Nestes artigos ainda se mencionava uma sua possível relação extraconjugal, com o referido político, ele, divorciado sendo certo que ela era casada e tinha filhos menores. O estilo de vida de ambos também foi alvo de escrutínio.

Outros jornais apoderaram-se da questão.

O Primeiro-Ministro pediu um inquérito independente que, apesar de indicar áreas de sombra, concluiu pela ausência de qualquer ilegalidade neste quadro de alegações e imputações.

Os tribunais entenderam que houve uma campanha para difamar a consultora bem como a sua atividade profissional e a sua integridade pessoal. Grave era a imputação de práticas adulterinas.
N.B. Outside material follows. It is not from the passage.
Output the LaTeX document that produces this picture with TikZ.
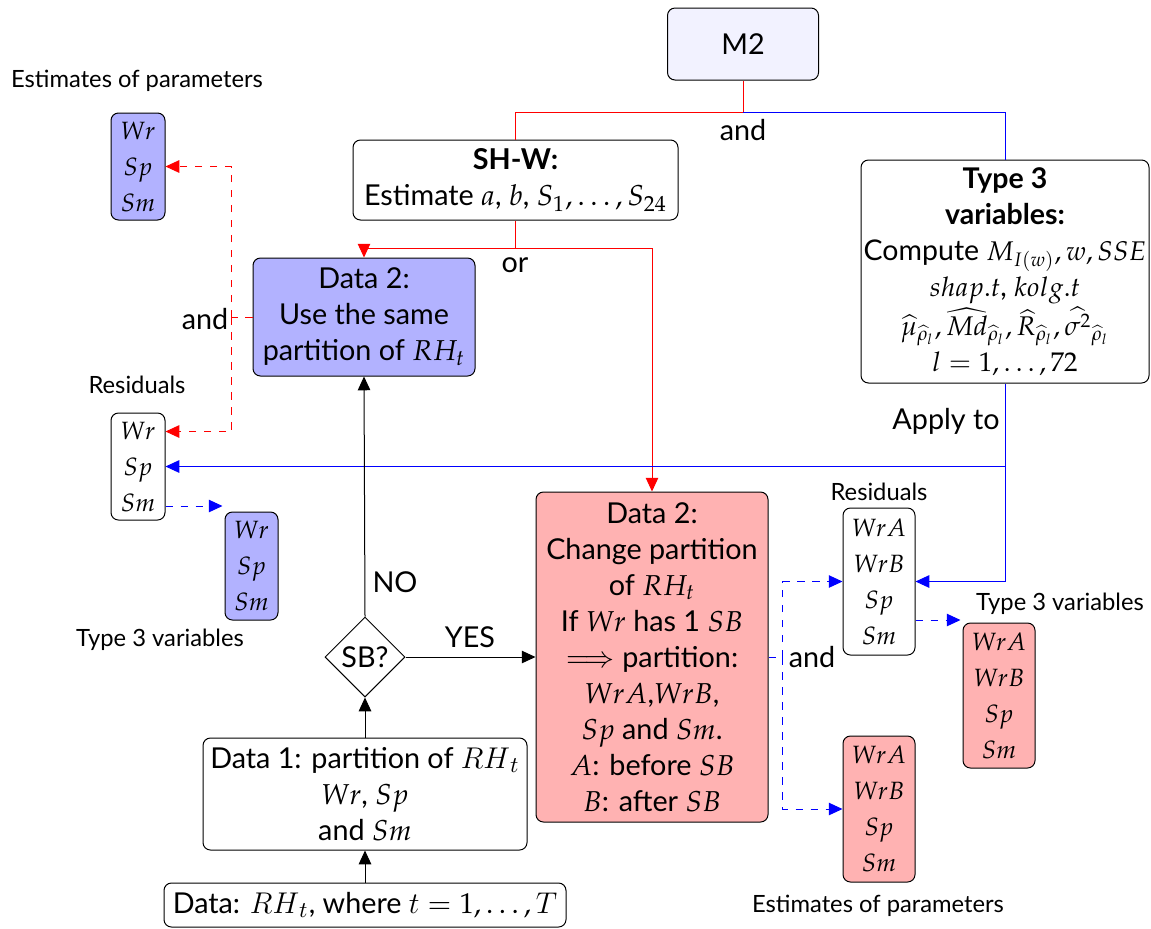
\documentclass[tikz,border=0pt]{standalone}
\usepackage{mathpazo}
\usepackage{fontspec}
\setmainfont{Lato}
\DeclareMathSizes{11.4}{10.8}{7.8}{5.8}
\DeclareMathAlphabet{\cmit}{OML}{cmm}{m}{it}
\usetikzlibrary{arrows.meta,shapes.geometric,calc}
\begin{document}
\begin{tikzpicture}[x=0.4pt,y=-0.4pt,
  font=\fontsize{11.5}{14.4}\selectfont,
  box/.style={draw,rounded corners=3pt,align=center,inner sep=1pt},
  sbox/.style={box,font=\fontsize{10}{14.4}\selectfont},
  wh/.style n args={2}{minimum width=#1*0.4pt,minimum height=#2*0.4pt},
  lbl/.style={font=\fontsize{9.5}{11}\selectfont,inner sep=1pt},
  txt/.style={inner sep=1pt},
  tip/.style={-{Triangle[length=5.5pt,width=5pt]}},
  reddash/.style={red,dashed},
  bluedash/.style={blue,dashed}]
\useasboundingbox (0,0) rectangle (1151,928);

% main boxes
\node[box,wh={151}{72},fill=blue!5] (m2) at (743,44) {M2};
\node[box,wh={325}{80}] (shw) at (515.5,180) {\textbf{SH-W:}\\Estimate $a$, $b$, $S_1,\dots,S_{24}$};
\node[box,wh={288}{223},font=\fontsize{11.4}{14.4}\selectfont] (t3) at (1005,271.5) {\textbf{Type 3}\\\textbf{variables:}\\Compute $M_{I(w)}, w, SSE$\\$shap.t$, $kolg.t$\\[1pt]$\widehat{\mu}_{\widehat{\rho}_l}, \widehat{Md}_{\widehat{\rho}_l}, \widehat{R}_{\widehat{\rho}_l}, \widehat{\sigma^2}_{\widehat{\rho}_l}$\\$l=1,\dots,72$};
\node[box,fill=blue!30,wh={222}{118}] (d2a) at (364,317) {Data 2:\\Use the same\\partition of $RH_t$};
\node[box,fill=red!30,wh={232}{330}] (d2b) at (652,657) {Data 2:\\Change partition\\of $RH_t$\\If $Wr$ has 1 $SB$\\$\Longrightarrow$ partition:\\$WrA$,$WrB$,\\$Sp$ and $Sm$.\\$A$: before $SB$\\$B$: after $SB$};
\node[diamond,draw,wh={80}{80},inner sep=0pt] (sb) at (365,657) {SB?};
\node[box,wh={324}{112}] (d1) at (365,794) {Data 1: partition of $\cmit{RH}_{\cmit{t}}$\\$Wr$, $Sp$\\and $Sm$};
\node[box,wh={402}{44}] (d0) at (365,905) {Data: $\cmit{RH}_{\cmit{t}}$, where $\cmit{t}=1,\dots,\cmit{T}$};

% small boxes
\node[sbox,fill=blue!30,wh={54}{107}] (e1) at (138,166.5) {$Wr$\\$Sp$\\$Sm$};
\node[sbox,wh={54}{107}] (r1) at (138,466.5) {$Wr$\\$Sp$\\$Sm$};
\node[sbox,fill=blue!30,wh={53}{108}] (v1) at (251.5,566) {$Wr$\\$Sp$\\$Sm$};
\node[sbox,wh={72}{147}] (r2) at (879,581.5) {$WrA$\\$WrB$\\$Sp$\\$Sm$};
\node[sbox,fill=red!30,wh={72}{145}] (v2) at (999,695.5) {$WrA$\\$WrB$\\$Sp$\\$Sm$};
\node[sbox,fill=red!30,wh={72}{146}] (e2) at (879,809) {$WrA$\\$WrB$\\$Sp$\\$Sm$};

% labels
\node[lbl] (le1) at (137,81) {Estimates of parameters};
\node[lbl] (lr1) at (137,385) {Residuals};
\node[lbl] (lv1) at (160,640) {Type 3 variables};
\node[lbl] (lr2) at (879,492) {Residuals};
\node[lbl] (lv2) at (1060,604) {Type 3 variables};
\node[lbl] (le2) at (878,906) {Estimates of parameters};

% connectors
\draw[red] (m2.south) -- ++(0,32) coordinate (j1);
\draw[red] (j1) -| (shw.north);
\draw[blue] (j1) -| (t3.north);
\node[txt] (and1) at (743,130) {and};

\draw[red] (shw.south) -- ++(0,28) coordinate (j2);
\draw[red,tip] (j2) -| (d2a.north);
\draw[red,tip] (j2) -| (d2b.north);
\node[txt] (or) at (515,265) {or};

\draw[blue,tip] (t3.south) |- (r1.east);
\draw[blue,tip] (t3.south) |- (r2.east);
\node[txt] (apply) at (946,421) {Apply to};

\draw[reddash] (d2a.west) -- ++(-21,0) coordinate (j4);
\draw[reddash,tip] (j4) |- (e1.east);
\draw[reddash,tip] (j4) |- ($(r1.east)+(0,-35)$);
\node[txt] (and2) at (205,319) {and};

\draw[bluedash,tip] ($(r1.east)+(0,39.5)$) -- ++(57,0) coordinate (k1);

\draw[tip] (sb.north) -- (d2a.south);
\node[txt] (no) at (395,582) {NO};
\draw[tip] (sb.east) -- (d2b.west);
\node[txt] (yes) at (470,637) {YES};
\draw[tip] (d1.north) -- (sb.south);
\draw[tip] (d0.north) -- (d1.south);

\draw[bluedash] (d2b.east) -- ++(14,0) coordinate (j5);
\draw[bluedash,tip] (j5) |- (r2.west);
\draw[bluedash,tip] (j5) |- (e2.west);
\node[txt] (and3) at (812,657) {and};

\draw[bluedash,tip] ($(r2.east)+(0,38.5)$) -- ++(45,0) coordinate (k2);
\end{tikzpicture}
\end{document}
O Tribunal de júri em primeira instância decidiu um montante de reparação por danos morais no valor de 1 milhão oitocentos e setenta e dois euros com execução suspensa mediante o pagamento de 750 000 euros a que acresceram 100 000 euros a título de custas judiciais. Estes pagamentos foram efetuados.

Em recurso perante o Supremo Tribunal irlandês, este baixou a indemnização para 1, 25 milhões de euros. A empresa Independent newspapers ainda teve de pagar o montante de 500 000 euros.

Nas suas opiniões vários juízes discordaram. O critério seria pouco claro nas duas instâncias e os montantes excessivamente altos para contas “feitas de cabeça”.

O TEDH verificou na queixa de Independent nwspapers que houve interferência, com um fim legítimo, o da proteção de terceiros, prescrita por lei. A interrogação, a merecer resposta para o TEDH, foi a de saber se era necessária numa sociedade democrática, ou seja proporcional. Para o TEDH, o critério para obter esta resposta foi o de saber se o montante é habitual ou não habitual em relação aos critérios nacionais para estes casos de difamação. Se o montante não fosse habitual verificar-se ia um efeito dissuasivo na liberdade de imprensa.

Para o TEDH o problema foi também o de que, embora se possa falar em indemnização arbitrada segundo juízos de equidade, nada na jurisprudência dos tribunais irlandeses permite consolidar a opção dos juízes irlandeses neste caso. Em primeira instância o montante foi considerado manifestamente excessivo pelo Supremo tribunal que o reduziu, mas dentro deste, juízes houve que ainda o consideravam elevadíssimo. Por fim nada na jurisprudência irlandesa anterior sustentava tão elevada opção.  Assim sendo, o TEDH entendeu que o montante aplicado pelo sistema judicial irlandês no presente caso acabava por criar imprevisão, imprevisibilidade na sociedade que ficava sem critério para casos possíveis de difamação. Isto acabava por ter consequências imprevisíveis na liberdade de expressão, e assim, um efeito dissuasivo do exercício desta liberdade. Houve assim, violação do artigo 10.º da CEDH.

Embora a empresa tivesse pago uma elevada indemnização, o TEDH não lhe concedeu reparação pois esta apresentou um cálculo do que teria sido a indemnização sem a violação do artigo 10.º da CEDH. Ora não compete ao TEDH pronunciar-se sobre como se teriam passado as coisas se não tivesse havido violação da CEDH. Concedeu o montante de 20 000 euros a título de despesas e custas com a queixa perante o TEDH.